Life in Post-Civil War Kentucky

     Kentucky was a predominantly rural state, which resulted in many isolated and uneducated Kentuckians. In 1870, one quarter of Kentuckians over the age of ten were illiterate. This high illiteracy rate resulted in a very strong oral tradition. Many stories circulated of occultism and supernatural occurrences. In 1869 a woman in Owen County went on trial, accused of being a witch.

     Compared to the rest of the country, the population in Kentucky remained stagnant. This was due to constant out migration. The "new immigration" of eastern and southern Europeans to America did not touch Kentucky, except for a small presence attracted to the state's coalfields. Immigrant populations concentrated on the Ohio River cities of Covington, Newport, and Louisville. In these towns twenty percent of the population was foreign born. The foreigners in these areas were mainly Germans and Irish who came to America before the Civil War. Other parts of the state experienced no foreigners at all, and as of 1910, ninety percent of the population was native.

     The second half of the 19th century was also a time of much violence in Kentucky. Ku Klux Klan activity had somewhat died down, but the name was attached to many small regulator groups. The number of lynchings rose during this time. Between 1875 and 1900, 166 people were lynched in Kentucky, two-thirds of whom were black. These lynchers did not usually wear masks so their identities were often known, but still they were seldom punished. Feud violence also became a problem in Kentucky. In the Appalachians, families would carry on feuds for many years. The Rowan County War of the 1880s, also known as the Martin-Tolliver-Logan Feud, resulted in twenty deaths and sixteen injuries over a three-year period.

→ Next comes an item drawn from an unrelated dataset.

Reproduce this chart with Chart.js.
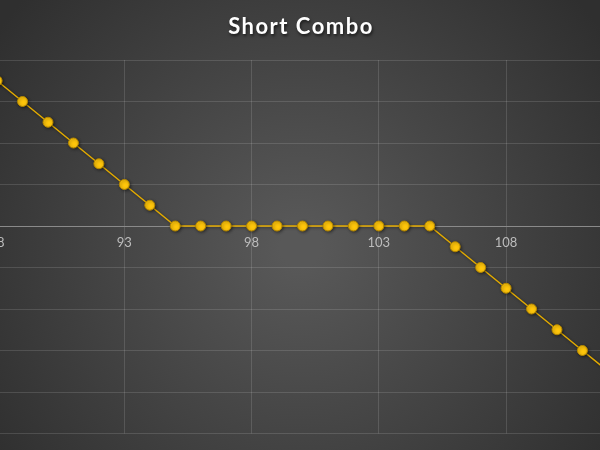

The longest standing feud in all of the Appalachians was the Amis-Strong-Little Feud, which began in 1874 and ended in 1912. These feuds fed the stereotype of the Appalachian hillbilly, an ignorant, backward hick who put down his rifle only to pick up his jug of moonshine. Newspapers extended this stereotype to all Kentuckians, giving Kentucky a reputation during the later years of the 19th century that would last for decades.